## Start ENTRIES SHOWN
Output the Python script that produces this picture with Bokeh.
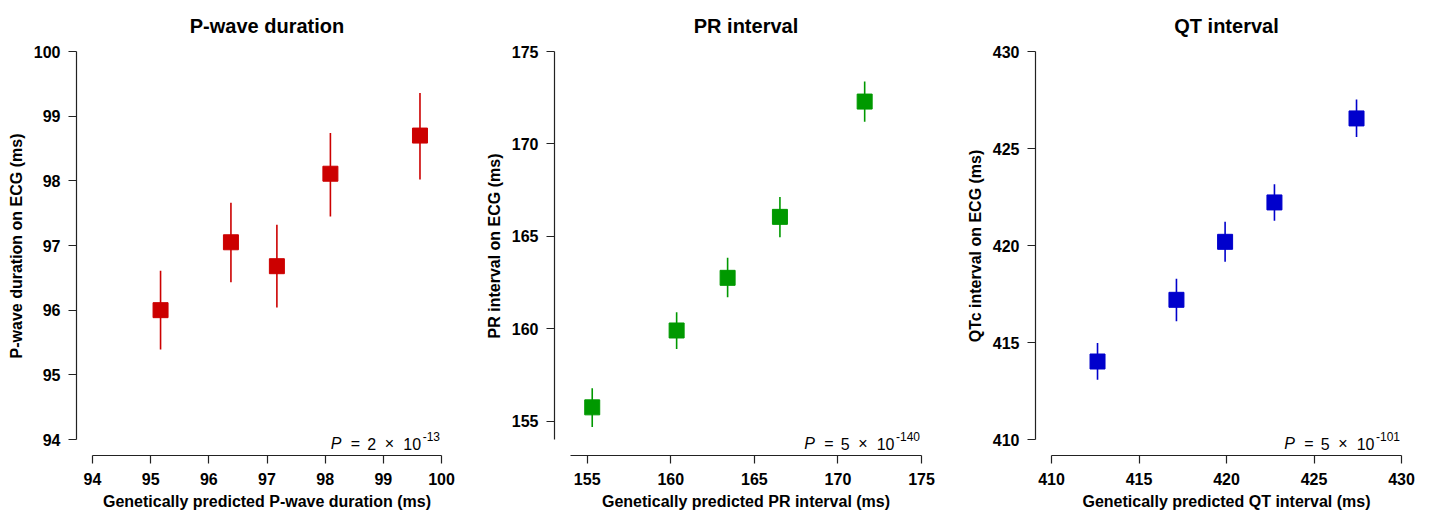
## End ENTRIES SHOWN
## Start ENTRIES SHOWN
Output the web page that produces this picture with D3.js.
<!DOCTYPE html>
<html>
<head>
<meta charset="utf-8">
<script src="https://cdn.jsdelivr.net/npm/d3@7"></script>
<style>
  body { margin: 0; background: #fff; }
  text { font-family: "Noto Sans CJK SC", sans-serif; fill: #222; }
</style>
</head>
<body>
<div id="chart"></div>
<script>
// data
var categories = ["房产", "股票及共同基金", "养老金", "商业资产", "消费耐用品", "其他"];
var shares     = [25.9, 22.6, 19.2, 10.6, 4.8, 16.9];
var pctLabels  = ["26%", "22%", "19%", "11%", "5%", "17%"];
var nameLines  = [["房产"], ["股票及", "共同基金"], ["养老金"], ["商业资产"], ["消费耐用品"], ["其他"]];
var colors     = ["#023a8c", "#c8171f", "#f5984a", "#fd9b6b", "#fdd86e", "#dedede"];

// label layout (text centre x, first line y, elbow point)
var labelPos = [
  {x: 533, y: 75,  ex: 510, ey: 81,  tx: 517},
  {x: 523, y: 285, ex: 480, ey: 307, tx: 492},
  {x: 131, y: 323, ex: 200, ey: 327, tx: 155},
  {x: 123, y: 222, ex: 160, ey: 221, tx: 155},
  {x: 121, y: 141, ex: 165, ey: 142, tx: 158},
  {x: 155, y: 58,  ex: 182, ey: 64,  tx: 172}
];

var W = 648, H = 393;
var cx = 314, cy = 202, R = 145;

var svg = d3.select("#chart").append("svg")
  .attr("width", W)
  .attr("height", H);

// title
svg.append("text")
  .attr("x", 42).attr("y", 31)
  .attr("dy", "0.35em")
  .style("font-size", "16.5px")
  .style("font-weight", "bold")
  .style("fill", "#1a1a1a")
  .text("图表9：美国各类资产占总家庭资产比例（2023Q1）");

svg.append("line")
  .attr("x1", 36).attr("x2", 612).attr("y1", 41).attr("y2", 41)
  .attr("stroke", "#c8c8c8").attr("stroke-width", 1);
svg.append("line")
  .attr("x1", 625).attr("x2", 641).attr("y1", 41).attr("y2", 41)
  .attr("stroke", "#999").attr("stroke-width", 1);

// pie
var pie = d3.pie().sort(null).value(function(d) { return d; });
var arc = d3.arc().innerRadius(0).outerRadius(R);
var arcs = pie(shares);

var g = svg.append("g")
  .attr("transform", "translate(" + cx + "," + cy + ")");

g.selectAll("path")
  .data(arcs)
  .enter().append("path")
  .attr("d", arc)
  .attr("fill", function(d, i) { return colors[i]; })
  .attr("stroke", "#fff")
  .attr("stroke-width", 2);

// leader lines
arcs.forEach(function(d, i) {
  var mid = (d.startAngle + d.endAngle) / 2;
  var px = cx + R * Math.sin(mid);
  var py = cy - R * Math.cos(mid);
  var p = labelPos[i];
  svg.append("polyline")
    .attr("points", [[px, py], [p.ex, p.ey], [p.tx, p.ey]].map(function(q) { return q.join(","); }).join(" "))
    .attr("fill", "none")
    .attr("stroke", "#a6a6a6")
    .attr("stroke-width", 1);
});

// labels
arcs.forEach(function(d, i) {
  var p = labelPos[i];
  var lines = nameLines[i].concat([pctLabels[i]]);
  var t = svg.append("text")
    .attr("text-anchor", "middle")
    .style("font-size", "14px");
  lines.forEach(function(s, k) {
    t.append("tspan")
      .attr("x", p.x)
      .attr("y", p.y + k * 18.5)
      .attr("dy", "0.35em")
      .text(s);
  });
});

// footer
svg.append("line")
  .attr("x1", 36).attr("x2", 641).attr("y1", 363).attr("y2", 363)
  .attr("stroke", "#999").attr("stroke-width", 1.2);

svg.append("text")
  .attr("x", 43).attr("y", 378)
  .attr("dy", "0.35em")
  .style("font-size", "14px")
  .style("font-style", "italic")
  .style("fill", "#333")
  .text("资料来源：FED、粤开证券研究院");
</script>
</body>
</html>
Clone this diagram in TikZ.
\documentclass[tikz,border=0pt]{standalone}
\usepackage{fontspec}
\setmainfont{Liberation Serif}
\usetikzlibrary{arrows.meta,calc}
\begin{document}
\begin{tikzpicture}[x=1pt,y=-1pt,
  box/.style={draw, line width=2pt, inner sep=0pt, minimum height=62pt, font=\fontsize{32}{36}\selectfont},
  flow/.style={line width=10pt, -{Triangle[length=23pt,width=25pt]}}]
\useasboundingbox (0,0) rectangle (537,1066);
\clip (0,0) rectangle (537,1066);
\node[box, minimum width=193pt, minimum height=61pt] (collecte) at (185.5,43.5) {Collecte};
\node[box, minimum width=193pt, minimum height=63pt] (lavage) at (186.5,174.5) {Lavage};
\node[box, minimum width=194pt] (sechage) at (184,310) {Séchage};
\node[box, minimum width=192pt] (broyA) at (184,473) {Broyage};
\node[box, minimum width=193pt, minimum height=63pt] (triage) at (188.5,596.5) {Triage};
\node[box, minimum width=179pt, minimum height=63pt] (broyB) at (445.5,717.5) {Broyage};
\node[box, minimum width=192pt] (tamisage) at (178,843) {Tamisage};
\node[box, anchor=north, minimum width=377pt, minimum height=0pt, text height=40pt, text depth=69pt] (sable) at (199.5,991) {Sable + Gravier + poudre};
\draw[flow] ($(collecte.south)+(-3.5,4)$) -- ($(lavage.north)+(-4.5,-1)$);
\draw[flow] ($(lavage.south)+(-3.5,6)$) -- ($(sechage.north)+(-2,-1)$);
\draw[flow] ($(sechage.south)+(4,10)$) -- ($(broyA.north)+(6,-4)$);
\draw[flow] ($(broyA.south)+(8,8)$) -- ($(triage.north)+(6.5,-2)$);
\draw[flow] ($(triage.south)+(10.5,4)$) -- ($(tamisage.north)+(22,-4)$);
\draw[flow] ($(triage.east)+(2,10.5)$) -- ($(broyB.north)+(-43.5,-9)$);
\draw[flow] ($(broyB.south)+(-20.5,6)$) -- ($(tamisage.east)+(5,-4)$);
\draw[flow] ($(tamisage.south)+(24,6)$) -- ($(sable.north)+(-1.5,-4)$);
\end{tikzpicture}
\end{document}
## End ENTRIES SHOWN
## Start ENTRIES SHOWN
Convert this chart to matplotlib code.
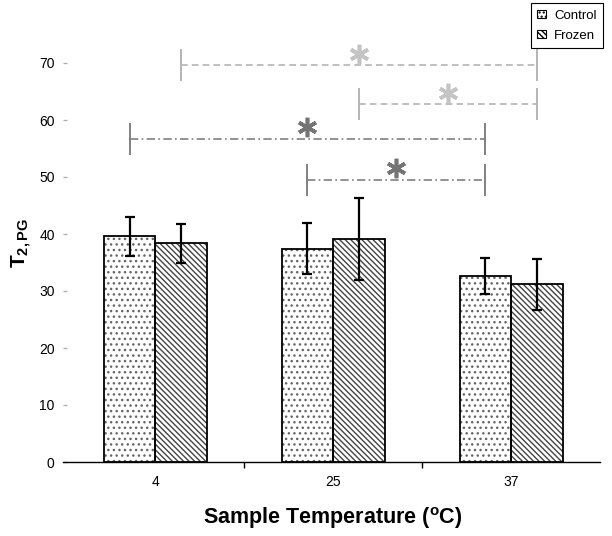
## End ENTRIES SHOWN
◆ SET EXERCISE
Determine how many lines in the data above contain the string "with". Give nothing except the number.

◆ SOLUTION TO THIS EXERCISE
2